> [Input material]:
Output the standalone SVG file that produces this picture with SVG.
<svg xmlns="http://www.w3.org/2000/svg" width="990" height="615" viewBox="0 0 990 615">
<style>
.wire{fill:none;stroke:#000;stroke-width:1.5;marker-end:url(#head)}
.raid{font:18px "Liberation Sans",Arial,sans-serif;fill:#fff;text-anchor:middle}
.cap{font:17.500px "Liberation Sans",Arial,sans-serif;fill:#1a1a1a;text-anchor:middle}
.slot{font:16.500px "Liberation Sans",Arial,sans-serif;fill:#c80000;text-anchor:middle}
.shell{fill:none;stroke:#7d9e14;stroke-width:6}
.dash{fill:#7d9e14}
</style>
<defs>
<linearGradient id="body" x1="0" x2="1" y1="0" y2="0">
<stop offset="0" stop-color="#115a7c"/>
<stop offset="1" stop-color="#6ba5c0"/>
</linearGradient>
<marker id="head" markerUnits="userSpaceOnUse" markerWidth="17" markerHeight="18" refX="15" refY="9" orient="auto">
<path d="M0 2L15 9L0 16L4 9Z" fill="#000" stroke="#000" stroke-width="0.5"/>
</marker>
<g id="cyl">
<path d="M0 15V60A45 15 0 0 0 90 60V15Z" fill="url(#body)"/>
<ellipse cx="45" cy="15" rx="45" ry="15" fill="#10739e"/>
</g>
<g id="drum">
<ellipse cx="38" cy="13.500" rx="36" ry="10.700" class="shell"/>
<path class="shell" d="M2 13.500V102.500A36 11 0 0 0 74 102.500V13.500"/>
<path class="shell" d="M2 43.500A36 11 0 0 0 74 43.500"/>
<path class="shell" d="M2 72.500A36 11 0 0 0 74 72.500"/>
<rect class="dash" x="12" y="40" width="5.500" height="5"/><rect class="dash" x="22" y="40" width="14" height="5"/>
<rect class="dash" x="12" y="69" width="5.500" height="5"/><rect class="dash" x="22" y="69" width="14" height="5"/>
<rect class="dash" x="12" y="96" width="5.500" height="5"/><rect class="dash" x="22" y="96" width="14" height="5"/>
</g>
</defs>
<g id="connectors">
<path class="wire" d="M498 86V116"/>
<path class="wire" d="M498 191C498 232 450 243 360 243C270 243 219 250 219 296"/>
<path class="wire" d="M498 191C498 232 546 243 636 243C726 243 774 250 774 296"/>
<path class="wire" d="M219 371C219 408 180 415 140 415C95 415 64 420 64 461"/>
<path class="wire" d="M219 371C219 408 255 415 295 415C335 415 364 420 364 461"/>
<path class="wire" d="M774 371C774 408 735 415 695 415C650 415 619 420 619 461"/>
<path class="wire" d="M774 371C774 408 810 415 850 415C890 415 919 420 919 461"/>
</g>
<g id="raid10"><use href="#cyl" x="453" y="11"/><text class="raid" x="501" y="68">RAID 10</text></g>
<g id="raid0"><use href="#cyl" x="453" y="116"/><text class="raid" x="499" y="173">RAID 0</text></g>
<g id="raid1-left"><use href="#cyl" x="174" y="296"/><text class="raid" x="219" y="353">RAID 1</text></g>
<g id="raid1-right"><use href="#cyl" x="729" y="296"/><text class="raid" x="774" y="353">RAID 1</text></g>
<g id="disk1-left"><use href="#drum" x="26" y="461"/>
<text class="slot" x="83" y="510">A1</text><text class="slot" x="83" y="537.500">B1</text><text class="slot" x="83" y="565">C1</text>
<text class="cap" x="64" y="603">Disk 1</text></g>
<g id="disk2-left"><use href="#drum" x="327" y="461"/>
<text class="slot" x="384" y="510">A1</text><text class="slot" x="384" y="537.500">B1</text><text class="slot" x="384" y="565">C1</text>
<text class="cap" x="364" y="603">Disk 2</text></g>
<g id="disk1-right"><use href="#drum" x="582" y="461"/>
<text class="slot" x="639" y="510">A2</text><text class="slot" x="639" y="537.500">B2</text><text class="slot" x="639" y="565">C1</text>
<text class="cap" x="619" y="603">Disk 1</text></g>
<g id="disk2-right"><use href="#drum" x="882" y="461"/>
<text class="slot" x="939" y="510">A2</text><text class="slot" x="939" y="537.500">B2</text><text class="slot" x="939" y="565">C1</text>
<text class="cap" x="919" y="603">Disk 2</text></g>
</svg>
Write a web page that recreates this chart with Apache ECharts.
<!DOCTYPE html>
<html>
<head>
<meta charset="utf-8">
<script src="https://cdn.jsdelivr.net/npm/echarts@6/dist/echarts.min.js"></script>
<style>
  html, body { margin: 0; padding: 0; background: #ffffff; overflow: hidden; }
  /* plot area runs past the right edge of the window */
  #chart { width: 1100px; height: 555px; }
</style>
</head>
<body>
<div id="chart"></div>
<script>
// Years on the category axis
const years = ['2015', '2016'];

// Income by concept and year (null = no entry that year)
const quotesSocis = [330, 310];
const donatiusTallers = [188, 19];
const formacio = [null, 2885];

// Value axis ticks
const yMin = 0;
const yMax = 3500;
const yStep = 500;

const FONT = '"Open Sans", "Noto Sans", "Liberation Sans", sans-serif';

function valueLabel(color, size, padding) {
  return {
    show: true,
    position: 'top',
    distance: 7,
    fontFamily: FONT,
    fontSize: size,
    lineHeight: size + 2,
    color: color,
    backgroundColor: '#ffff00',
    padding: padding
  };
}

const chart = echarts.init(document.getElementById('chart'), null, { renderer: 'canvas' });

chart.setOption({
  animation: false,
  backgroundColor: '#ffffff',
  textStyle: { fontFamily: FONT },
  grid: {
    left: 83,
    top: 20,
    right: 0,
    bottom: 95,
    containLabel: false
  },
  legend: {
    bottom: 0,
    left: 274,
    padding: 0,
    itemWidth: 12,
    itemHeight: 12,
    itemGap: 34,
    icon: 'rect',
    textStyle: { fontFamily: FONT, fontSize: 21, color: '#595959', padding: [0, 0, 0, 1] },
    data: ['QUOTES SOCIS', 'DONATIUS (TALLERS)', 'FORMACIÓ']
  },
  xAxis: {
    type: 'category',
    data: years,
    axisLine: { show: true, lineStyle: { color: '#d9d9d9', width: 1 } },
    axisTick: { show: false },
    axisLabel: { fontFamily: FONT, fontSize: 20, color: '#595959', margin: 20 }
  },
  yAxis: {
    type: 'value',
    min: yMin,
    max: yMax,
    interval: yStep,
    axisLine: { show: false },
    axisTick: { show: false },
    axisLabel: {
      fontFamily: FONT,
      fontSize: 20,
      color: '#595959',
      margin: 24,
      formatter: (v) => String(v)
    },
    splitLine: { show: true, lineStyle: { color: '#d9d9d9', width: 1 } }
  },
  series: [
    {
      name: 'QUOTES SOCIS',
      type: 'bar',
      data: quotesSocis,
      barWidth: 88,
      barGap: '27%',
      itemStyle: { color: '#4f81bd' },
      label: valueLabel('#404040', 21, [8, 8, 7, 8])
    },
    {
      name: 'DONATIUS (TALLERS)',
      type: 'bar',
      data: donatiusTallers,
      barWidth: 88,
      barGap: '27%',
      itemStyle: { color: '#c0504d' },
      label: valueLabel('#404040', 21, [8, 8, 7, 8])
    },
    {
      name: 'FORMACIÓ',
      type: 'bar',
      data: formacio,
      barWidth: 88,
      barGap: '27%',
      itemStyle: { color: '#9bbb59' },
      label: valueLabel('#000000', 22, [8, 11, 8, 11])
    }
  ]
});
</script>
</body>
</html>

> [Your task]: Quote all of the entries exactly as they appear.

> [Correct result]:
Output the standalone SVG file that produces this picture with SVG.
<svg xmlns="http://www.w3.org/2000/svg" width="990" height="615" viewBox="0 0 990 615">
<style>
.wire{fill:none;stroke:#000;stroke-width:1.5;marker-end:url(#head)}
.raid{font:18px "Liberation Sans",Arial,sans-serif;fill:#fff;text-anchor:middle}
.cap{font:17.500px "Liberation Sans",Arial,sans-serif;fill:#1a1a1a;text-anchor:middle}
.slot{font:16.500px "Liberation Sans",Arial,sans-serif;fill:#c80000;text-anchor:middle}
.shell{fill:none;stroke:#7d9e14;stroke-width:6}
.dash{fill:#7d9e14}
</style>
<defs>
<linearGradient id="body" x1="0" x2="1" y1="0" y2="0">
<stop offset="0" stop-color="#115a7c"/>
<stop offset="1" stop-color="#6ba5c0"/>
</linearGradient>
<marker id="head" markerUnits="userSpaceOnUse" markerWidth="17" markerHeight="18" refX="15" refY="9" orient="auto">
<path d="M0 2L15 9L0 16L4 9Z" fill="#000" stroke="#000" stroke-width="0.5"/>
</marker>
<g id="cyl">
<path d="M0 15V60A45 15 0 0 0 90 60V15Z" fill="url(#body)"/>
<ellipse cx="45" cy="15" rx="45" ry="15" fill="#10739e"/>
</g>
<g id="drum">
<ellipse cx="38" cy="13.500" rx="36" ry="10.700" class="shell"/>
<path class="shell" d="M2 13.500V102.500A36 11 0 0 0 74 102.500V13.500"/>
<path class="shell" d="M2 43.500A36 11 0 0 0 74 43.500"/>
<path class="shell" d="M2 72.500A36 11 0 0 0 74 72.500"/>
<rect class="dash" x="12" y="40" width="5.500" height="5"/><rect class="dash" x="22" y="40" width="14" height="5"/>
<rect class="dash" x="12" y="69" width="5.500" height="5"/><rect class="dash" x="22" y="69" width="14" height="5"/>
<rect class="dash" x="12" y="96" width="5.500" height="5"/><rect class="dash" x="22" y="96" width="14" height="5"/>
</g>
</defs>
<g id="connectors">
<path class="wire" d="M498 86V116"/>
<path class="wire" d="M498 191C498 232 450 243 360 243C270 243 219 250 219 296"/>
<path class="wire" d="M498 191C498 232 546 243 636 243C726 243 774 250 774 296"/>
<path class="wire" d="M219 371C219 408 180 415 140 415C95 415 64 420 64 461"/>
<path class="wire" d="M219 371C219 408 255 415 295 415C335 415 364 420 364 461"/>
<path class="wire" d="M774 371C774 408 735 415 695 415C650 415 619 420 619 461"/>
<path class="wire" d="M774 371C774 408 810 415 850 415C890 415 919 420 919 461"/>
</g>
<g id="raid10"><use href="#cyl" x="453" y="11"/><text class="raid" x="501" y="68">RAID 10</text></g>
<g id="raid0"><use href="#cyl" x="453" y="116"/><text class="raid" x="499" y="173">RAID 0</text></g>
<g id="raid1-left"><use href="#cyl" x="174" y="296"/><text class="raid" x="219" y="353">RAID 1</text></g>
<g id="raid1-right"><use href="#cyl" x="729" y="296"/><text class="raid" x="774" y="353">RAID 1</text></g>
<g id="disk1-left"><use href="#drum" x="26" y="461"/>
<text class="slot" x="83" y="510">A1</text><text class="slot" x="83" y="537.500">B1</text><text class="slot" x="83" y="565">C1</text>
<text class="cap" x="64" y="603">Disk 1</text></g>
<g id="disk2-left"><use href="#drum" x="327" y="461"/>
<text class="slot" x="384" y="510">A1</text><text class="slot" x="384" y="537.500">B1</text><text class="slot" x="384" y="565">C1</text>
<text class="cap" x="364" y="603">Disk 2</text></g>
<g id="disk1-right"><use href="#drum" x="582" y="461"/>
<text class="slot" x="639" y="510">A2</text><text class="slot" x="639" y="537.500">B2</text><text class="slot" x="639" y="565">C1</text>
<text class="cap" x="619" y="603">Disk 1</text></g>
<g id="disk2-right"><use href="#drum" x="882" y="461"/>
<text class="slot" x="939" y="510">A2</text><text class="slot" x="939" y="537.500">B2</text><text class="slot" x="939" y="565">C1</text>
<text class="cap" x="919" y="603">Disk 2</text></g>
</svg>
Write a web page that recreates this chart with Apache ECharts.
<!DOCTYPE html>
<html>
<head>
<meta charset="utf-8">
<script src="https://cdn.jsdelivr.net/npm/echarts@6/dist/echarts.min.js"></script>
<style>
  html, body { margin: 0; padding: 0; background: #ffffff; overflow: hidden; }
  /* plot area runs past the right edge of the window */
  #chart { width: 1100px; height: 555px; }
</style>
</head>
<body>
<div id="chart"></div>
<script>
// Years on the category axis
const years = ['2015', '2016'];

// Income by concept and year (null = no entry that year)
const quotesSocis = [330, 310];
const donatiusTallers = [188, 19];
const formacio = [null, 2885];

// Value axis ticks
const yMin = 0;
const yMax = 3500;
const yStep = 500;

const FONT = '"Open Sans", "Noto Sans", "Liberation Sans", sans-serif';

function valueLabel(color, size, padding) {
  return {
    show: true,
    position: 'top',
    distance: 7,
    fontFamily: FONT,
    fontSize: size,
    lineHeight: size + 2,
    color: color,
    backgroundColor: '#ffff00',
    padding: padding
  };
}

const chart = echarts.init(document.getElementById('chart'), null, { renderer: 'canvas' });

chart.setOption({
  animation: false,
  backgroundColor: '#ffffff',
  textStyle: { fontFamily: FONT },
  grid: {
    left: 83,
    top: 20,
    right: 0,
    bottom: 95,
    containLabel: false
  },
  legend: {
    bottom: 0,
    left: 274,
    padding: 0,
    itemWidth: 12,
    itemHeight: 12,
    itemGap: 34,
    icon: 'rect',
    textStyle: { fontFamily: FONT, fontSize: 21, color: '#595959', padding: [0, 0, 0, 1] },
    data: ['QUOTES SOCIS', 'DONATIUS (TALLERS)', 'FORMACIÓ']
  },
  xAxis: {
    type: 'category',
    data: years,
    axisLine: { show: true, lineStyle: { color: '#d9d9d9', width: 1 } },
    axisTick: { show: false },
    axisLabel: { fontFamily: FONT, fontSize: 20, color: '#595959', margin: 20 }
  },
  yAxis: {
    type: 'value',
    min: yMin,
    max: yMax,
    interval: yStep,
    axisLine: { show: false },
    axisTick: { show: false },
    axisLabel: {
      fontFamily: FONT,
      fontSize: 20,
      color: '#595959',
      margin: 24,
      formatter: (v) => String(v)
    },
    splitLine: { show: true, lineStyle: { color: '#d9d9d9', width: 1 } }
  },
  series: [
    {
      name: 'QUOTES SOCIS',
      type: 'bar',
      data: quotesSocis,
      barWidth: 88,
      barGap: '27%',
      itemStyle: { color: '#4f81bd' },
      label: valueLabel('#404040', 21, [8, 8, 7, 8])
    },
    {
      name: 'DONATIUS (TALLERS)',
      type: 'bar',
      data: donatiusTallers,
      barWidth: 88,
      barGap: '27%',
      itemStyle: { color: '#c0504d' },
      label: valueLabel('#404040', 21, [8, 8, 7, 8])
    },
    {
      name: 'FORMACIÓ',
      type: 'bar',
      data: formacio,
      barWidth: 88,
      barGap: '27%',
      itemStyle: { color: '#9bbb59' },
      label: valueLabel('#000000', 22, [8, 11, 8, 11])
    }
  ]
});
</script>
</body>
</html>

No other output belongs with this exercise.